Дом Ломоносова был в два этажа, с небольшим мезонином. Пятнадцать окон по фасаду молчаливо смотрели на Мойку. С этой стороны не было ни крыльца, ни входа. Большие ворота стояли запертыми наглухо. Два небольших флигеля замыкали усадьбу. Во флигелях жили мозаичные мастера, здесь же разместились погреба, конюшня, поварня. Поодаль стояли сараи, а на самой усадьбе — каменный павильон для готовых мозаичных картин. Здесь находилась «Полтавская баталия» и готовились материалы для «начатия» других каменных полотен. Увитый плющом трельяж и узорчатые ажурные ворота разделяли усадьбу пополам. В глубине виднелись крытые зеленые аллеи, бассейн, молодой фруктовый сад. Ломоносов сам сажал, подстригал и прививал деревья, как заправский садовод. По словам гостившей у него племянницы Матрены Евсеевны Головиной, Ломоносов в летнюю пору почти не выходил из сада, ухаживая за деревьями. [375] Недаром образ сада и рачительного садовника встречается в его одах и торжественных речах. Со стороны сада был широкий проезд к дому. Сюда подкатывала золоченая карета Шувалова, запряженная шестеркой выступавших цугом вороных коней. Карету и гайдуков Шувалов оставлял за внутренней оградой или «у приворотни», а сам шел разыскивать Ломоносова. Ломоносов чаще всего сидел и занимался на просторном балконе в шелковой белой блузе с расстегнутым воротом и в китайском халате. Так он и принимал обычно своих вельможных и невельможных гостей.
375
П. Свиньин. Потомки и современники Ломоносова, «Библиотека для чтения», 1834, т. II, № 2, стр. 213.

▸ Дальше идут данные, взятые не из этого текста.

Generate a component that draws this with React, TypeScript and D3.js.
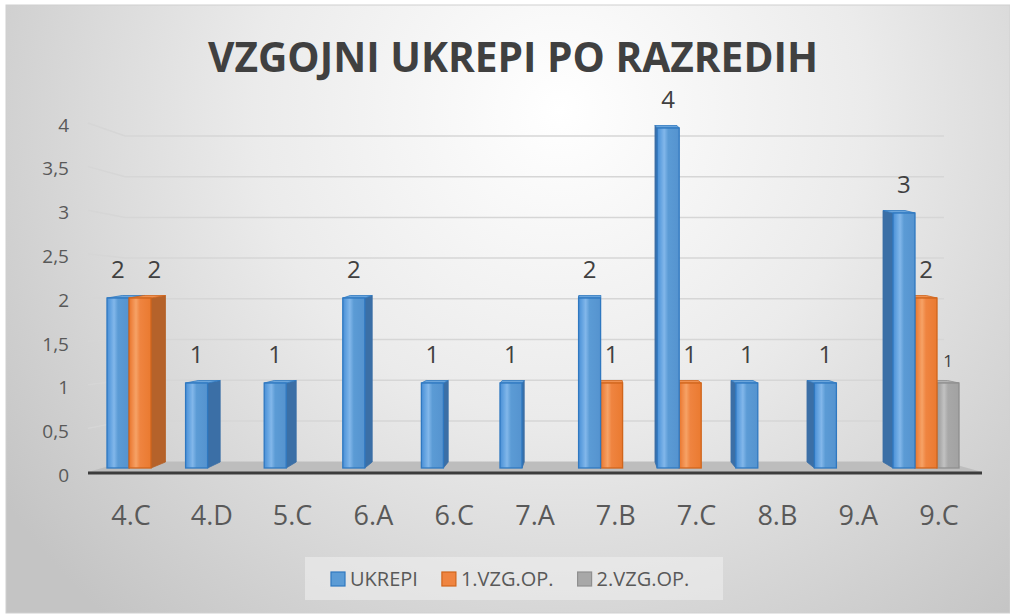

Его часто навещали земляки-поморы, постоянно наведывавшиеся по своим делам в невскую столицу. Северяне гордились своим земляком и старались, чем могли, угодить ему. Даже холмогорский архиерейский стряпчий, составляя для своих посланцев «реестр», что кому в Санкт-Петербурге поднести, не забыл упомянуть Ломоносова, хотя, конечно, никакой корысти от него получить не мог. И Ломоносову повезли в дар «часть говядины переднюю» и одну копченую семгу. Ломоносов запросто и радушно встречал земляков в нагольных тулупах, пахнущих дегтем и соленой рыбой. Он охотно принимал простые деревенские гостинцы — морошку, треску и палтусину, а то и задеревяневшие северные шанежки, которыми угощали его в простоте душевной земляки.